# Pricing? What do you pay?



## mjay (Oct 19, 2007)

I'm a Ben Moore man for interiors, buy a lot of off-whites for rental properties.
Normally I pay about $60ish for 5 gallons Super Hide Eggshell of Navajo White/China White. Have an account at the local True Value and their price has jumped to $80. 
I was wondering what other painters pay for this product.


----------



## ProWallGuy (Apr 7, 2007)

I'm a Ben Moore user myself, but sorry, I never use the Super Hide line. :no:


----------



## Rich (Apr 26, 2007)

dang man...$80 per 5 gallon is cheap as hell

I can barely run promar 200 for that price...
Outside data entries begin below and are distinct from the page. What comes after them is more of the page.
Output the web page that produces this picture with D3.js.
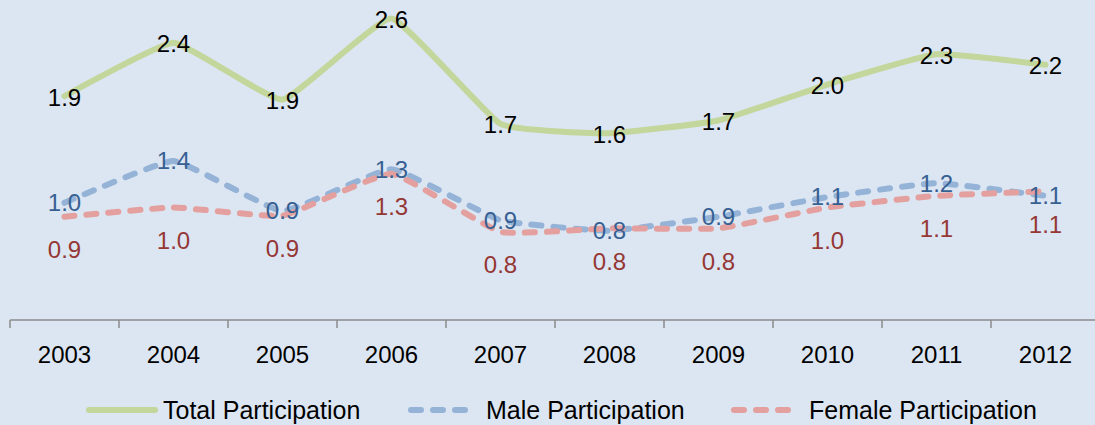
<!DOCTYPE html>
<html>
<head>
<meta charset="utf-8">
<script src="https://cdn.jsdelivr.net/npm/d3@7"></script>
<style>
  html, body { margin: 0; padding: 0; background: #dce6f2; }
  svg { display: block; }
  text { font-family: 'Liberation Sans', Arial, sans-serif; }
</style>
</head>
<body>
<svg id="chart" width="1095" height="425"></svg>
<script>
// chart data
const years = ['2003', '2004', '2005', '2006', '2007', '2008', '2009', '2010', '2011', '2012'];
const totalParticipation = [1.93, 2.39, 1.90, 2.60, 1.69, 1.61, 1.72, 2.03, 2.29, 2.20];
const maleParticipation = [1.01, 1.37, 0.94, 1.30, 0.86, 0.77, 0.89, 1.06, 1.18, 1.07];
const femaleParticipation = [0.89, 0.97, 0.90, 1.26, 0.76, 0.79, 0.79, 0.97, 1.07, 1.11];
const seriesNames = ['Total Participation', 'Male Participation', 'Female Participation'];

const cfg = {
  width: 1095,
  height: 425,
  left: 10,
  right: 1100,
  axisY: 320,
  top: 1,
  fontSize: 24,
};

const series = [
  { name: seriesNames[0], values: totalParticipation, stroke: '#c3d69b', dash: null, label: '#000000', labelDy: 1 },
  { name: seriesNames[1], values: maleParticipation, stroke: '#95b3d7', dash: '10 12', label: '#376092', labelDy: 0 },
  { name: seriesNames[2], values: femaleParticipation, stroke: '#e3a09e', dash: '10 12', label: '#953735', labelDy: 33 },
];

const svg = d3.select('#chart');

svg.append('rect')
  .attr('width', cfg.width)
  .attr('height', cfg.height)
  .attr('fill', '#dce6f2');

const x = d3.scaleBand()
  .domain(years)
  .range([cfg.left, cfg.right]);

const y = d3.scaleLinear()
  .domain([0, 2.75])
  .range([cfg.axisY, cfg.top]);

const px = d => x(d) + x.bandwidth() / 2;

// category axis: line, boundary ticks, labels
const axis = svg.append('g').attr('class', 'xAxis');

axis.append('line')
  .attr('x1', cfg.left)
  .attr('x2', cfg.width)
  .attr('y1', cfg.axisY)
  .attr('y2', cfg.axisY)
  .attr('stroke', '#8c8c8c')
  .attr('stroke-width', 1.5);

axis.selectAll('.xAxis_Tick')
  .data(years)
  .enter()
  .append('line')
  .attr('class', 'xAxis_Tick')
  .attr('x1', d => x(d))
  .attr('x2', d => x(d))
  .attr('y1', cfg.axisY)
  .attr('y2', cfg.axisY + 8)
  .attr('stroke', '#8c8c8c')
  .attr('stroke-width', 1.5);

axis.selectAll('.xAxis_Label')
  .data(years)
  .enter()
  .append('text')
  .attr('class', 'xAxis_Label')
  .attr('x', d => px(d))
  .attr('y', 363)
  .attr('text-anchor', 'middle')
  .style('font-size', `${cfg.fontSize}px`)
  .attr('fill', '#000')
  .text(d => d);

// lightly smoothed lines, close to the office chart
const line = d3.line()
  .x((d, i) => px(years[i]))
  .y(d => y(d))
  .curve(d3.curveCardinal.tension(0.65));

const lineGroup = svg.append('g').attr('class', 'lines');

lineGroup.selectAll('.series')
  .data(series)
  .enter()
  .append('path')
  .attr('class', 'series')
  .attr('d', d => line(d.values))
  .attr('fill', 'none')
  .attr('stroke', d => d.stroke)
  .attr('stroke-width', 6)
  .attr('stroke-linecap', 'round')
  .attr('stroke-linejoin', 'round')
  .attr('stroke-dasharray', d => d.dash);

// data labels
const fmt = d3.format('.1f');
series.forEach((s) => {
  svg.append('g')
    .selectAll('text')
    .data(s.values)
    .enter()
    .append('text')
    .attr('x', (d, i) => px(years[i]))
    .attr('y', d => y(d) + s.labelDy)
    .attr('dy', '0.35em')
    .attr('text-anchor', 'middle')
    .style('font-size', `${cfg.fontSize}px`)
    .attr('fill', s.label)
    .text(d => fmt(d));
});

// legend
const legendPos = [87, 409, 732];
const legend = svg.append('g').attr('class', 'legend')
  .selectAll('g')
  .data(series)
  .enter()
  .append('g')
  .attr('transform', (d, i) => `translate(${legendPos[i]},410)`);

legend.append('line')
  .attr('x1', 2)
  .attr('x2', (d, i) => (i === 0 ? 68 : 60))
  .attr('y1', 0)
  .attr('y2', 0)
  .attr('stroke', d => d.stroke)
  .attr('stroke-width', 6)
  .attr('stroke-linecap', 'round')
  .attr('stroke-dasharray', d => d.dash);

legend.append('text')
  .attr('x', (d, i) => (i === 0 ? 76 : 77))
  .attr('y', 0)
  .attr('dy', '0.35em')
  .style('font-size', '25px')
  .attr('fill', '#000')
  .text(d => d.name);
</script>
</body>
</html>
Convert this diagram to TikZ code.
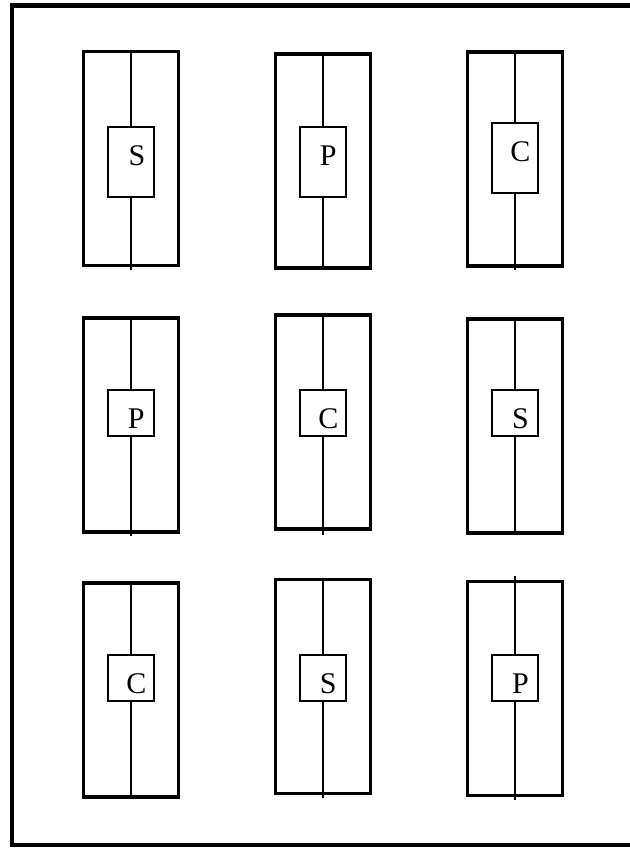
\documentclass[tikz,border=0pt]{standalone}
\usepackage{fontspec}
\setmainfont{Liberation Serif}
\usetikzlibrary{positioning}

\begin{document}
\begin{tikzpicture}[x=0.75pt,y=-0.75pt,
  frame/.style={draw,line width=2.6pt,minimum width=71.25pt,minimum height=160.5pt,inner sep=0pt},
  part/.style={draw,fill=white,line width=0.9pt,minimum width=34.5pt,minimum height=34.5pt,inner sep=0pt},
  tall/.style={minimum height=52.5pt},
  tag/.style={font=\fontsize{22.5}{26}\selectfont,inner sep=0pt},
  wire/.style={line width=1.3pt}]
\useasboundingbox (0,0) rectangle (630,848);
\draw[line width=3.6pt] (12,5.5) rectangle (640,845);
% row 1
\node[frame] (r1) at (131,158.5) {};
\node[frame] (r2) at (323,161) {};
\node[frame] (r3) at (515,159) {};
\node[part,tall] (b1) at (131,162) {};
\node[part,tall] (b2) at (323,162) {};
\node[part,tall] (b3) at (515,158) {};
% row 2
\node[frame] (r4) at (131,425) {};
\node[frame] (r5) at (323,422) {};
\node[frame] (r6) at (515,426) {};
\node[part] (b4) at (131,413) {};
\node[part] (b5) at (323,413) {};
\node[part] (b6) at (515,413) {};
% row 3
\node[frame] (r7) at (131,690) {};
\node[frame] (r8) at (323,686.5) {};
\node[frame] (r9) at (515,688.5) {};
\node[part] (b7) at (131,678) {};
\node[part] (b8) at (323,678) {};
\node[part] (b9) at (515,678) {};
% wires
\draw[wire] (r1.north) -- (b1.north) (b1.south) -- ([yshift=-2pt]r1.south);
\draw[wire] (r2.north) -- (b2.north) (b2.south) -- (r2.south);
\draw[wire] (r3.north) -- (b3.north) (b3.south) -- ([yshift=-2pt]r3.south);
\draw[wire] (r4.north) -- (b4.north) (b4.south) -- ([yshift=-1.5pt]r4.south);
\draw[wire] (r5.north) -- (b5.north) (b5.south) -- ([yshift=-3pt]r5.south);
\draw[wire] (r6.north) -- (b6.north) (b6.south) -- (r6.south);
\draw[wire] (r7.north) -- (b7.north) (b7.south) -- (r7.south);
\draw[wire] (r8.north) -- (b8.north) (b8.south) -- ([yshift=-2pt]r8.south);
\draw[wire] ([yshift=3pt]r9.north) -- (b9.north) (b9.south) -- ([yshift=-2pt]r9.south);
% labels
\node[tag] (t1) at ([xshift=4.5pt,yshift=-22pt]b1.north) {S};
\node[tag] (t2) at ([xshift=4pt,yshift=-22pt]b2.north) {P};
\node[tag] (t3) at ([xshift=4pt,yshift=-22pt]b3.north) {C};
\node[tag] (t4) at ([xshift=4pt,yshift=-22pt]b4.north) {P};
\node[tag] (t5) at ([xshift=4pt,yshift=-22pt]b5.north) {C};
\node[tag] (t6) at ([xshift=4pt,yshift=-22pt]b6.north) {S};
\node[tag] (t7) at ([xshift=4pt,yshift=-22pt]b7.north) {C};
\node[tag] (t8) at ([xshift=4pt,yshift=-22pt]b8.north) {S};
\node[tag] (t9) at ([xshift=4pt,yshift=-22pt]b9.north) {P};
\end{tikzpicture}
\end{document}
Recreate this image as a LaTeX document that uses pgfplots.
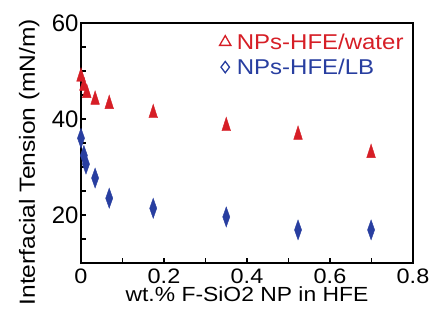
\documentclass[border=0pt]{standalone}
\usepackage{pgfplots}
\pgfplotsset{compat=1.18}
\usepackage{fontspec}
\setmainfont[FakeStretch=1.12]{Liberation Sans}
\newfontfamily\ytickfont{Liberation Sans}
\definecolor{myred}{RGB}{214,30,38}
\definecolor{myblue}{RGB}{40,62,160}
\begin{document}
\begin{tikzpicture}
\begin{axis}[name=ax, scale only axis, width=332bp, height=240bp,
  xmin=0, xmax=0.8, ymin=10, ymax=60,
  xtick={0,0.2,0.4,0.6,0.8}, minor xtick={0.1,0.3,0.5,0.7},
  ytick={20,40,60}, minor ytick={15,25,30,35,45,50,55},
  xtick pos=bottom, ytick pos=left,
  tick align=inside, major tick length=5bp, minor tick length=5bp,
  axis line style={line width=1.6bp}, tick style={line width=1.2bp, black},
  /pgf/number format/assume math mode=true,
  xticklabel style={font=\fontsize{21}{21}\selectfont, yshift=-2bp},
  yticklabel style={font=\ytickfont\fontsize{24}{24}\selectfont, xshift=1bp},
  xlabel style={font=\fontsize{20.5}{20.5}\selectfont, yshift=3bp},
  xlabel={wt.\% F-SiO2 NP in HFE},
  ylabel={Interfacial Tension (mN/m)},
  ylabel style={font=\fontsize{22}{22}\selectfont, at={([xshift=-38bp]rel axis cs:0,0.42)}, anchor=south},
  legend style={draw=none, fill=none, at={(rel axis cs:0.978,0.965)}, anchor=north east,
    font=\fontsize{21.5}{22}\selectfont, row sep=4bp, column sep=4bp, inner sep=0pt,
    nodes={inner sep=2bp}},
  legend cell align=left,
]
\addplot[only marks, mark=triangle*, color=myred, mark size=5bp, mark options={yscale=1.8}, forget plot]
  coordinates {(0,48.8)(0.007,46.9)(0.014,45.4)(0.034,44.0)(0.068,43.1)(0.174,41.2)(0.350,38.5)(0.523,36.7)(0.699,32.9)};
\addplot[only marks, mark=diamond*, color=myblue, mark size=5bp, mark options={yscale=2, xscale=0.95}, forget plot]
  coordinates {(0,36.0)(0.007,32.4)(0.012,30.6)(0.034,27.7)(0.068,23.5)(0.174,21.4)(0.350,19.6)(0.523,16.9)(0.699,16.9)};
\addlegendimage{only marks, mark=triangle, color=myred, mark size=6.5bp, mark options={line width=1.3bp}}
\addlegendentry{\textcolor{myred}{NPs-HFE/water}}
\addlegendimage{only marks, mark=diamond, color=myblue, mark size=5.7bp, mark options={line width=1.3bp}}
\addlegendentry{\textcolor{myblue}{NPs-HFE/LB}}
\end{axis}
\pgfresetboundingbox
\path[use as bounding box] ([xshift=-81bp,yshift=-70bp]ax.south west) rectangle ([xshift=28bp,yshift=23bp]ax.north east);
\end{tikzpicture}
\end{document}
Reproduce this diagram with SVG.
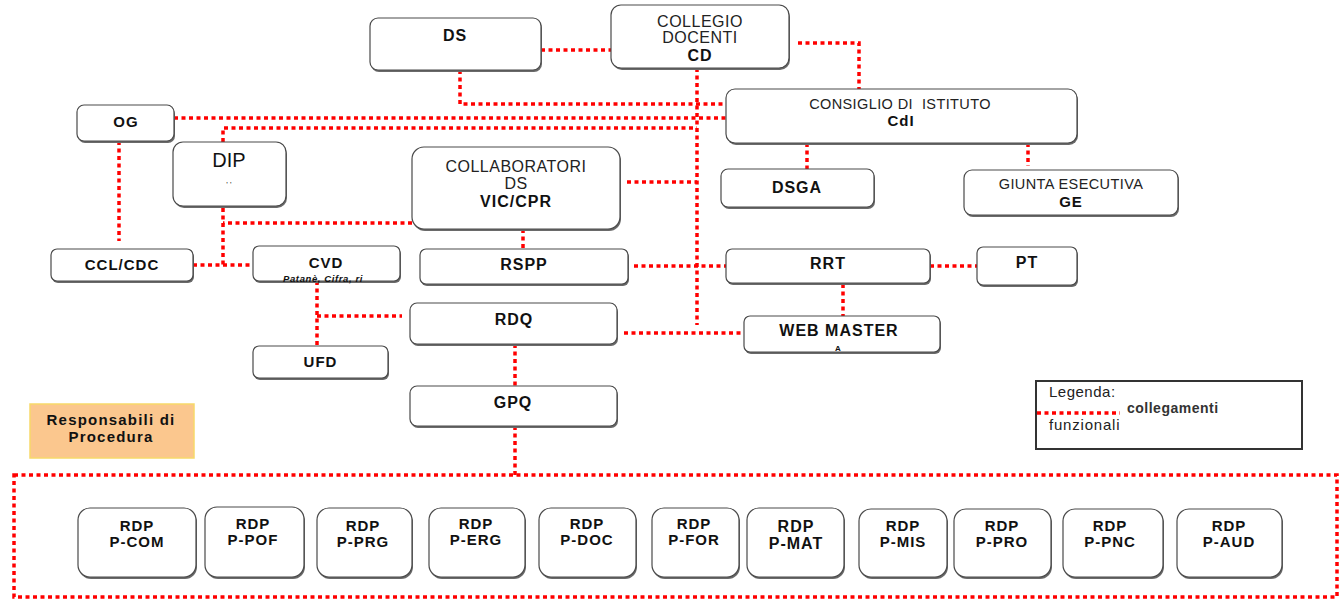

Not much BM for me, so I can't help you there, sorry

I guess if I told you that I typically use paint that is $34/gallon for interiors, you'd call me crazy or realize I'm doing high end jobs


----------



## slickshift (Apr 8, 2007)

*Super Hide Fivers*

The price retails for just under a hundred out here
80 bucks would be a good contractor price
I think they wholesale around 50, so 60 bucks is/was a steal

I don't use it often either, but for a cheap paint it's pretty good


----------



## Tmrrptr (May 4, 2007)

$120 - 160 a 5 interior product, primer runs $70 - 100 @ SW or Frazee.
Hi volume guys get a better deal, of course.
r


----------



## MAK-Deco (Apr 17, 2007)

Superhide? Which is BM's low line here in Chicago I can get white and standards for 45 a five! (has to be in the five) wouldn't use it for anything but new construction but I don't do that type of work. Now Super spec mid line I can get for 80 in a five for flat a little more for eggshell.


----------



## straight_lines (Oct 17, 2007)

I use a lot of BM and try not to go below super-spec which runs me around $18/ gal. 

Exterior moreglo soft gloss is $31/gal. If I want cheap prices I go to Duron.


----------



## mjay (Oct 19, 2007)

thanks for the useful replies, interesting what we pay in different regions.


----------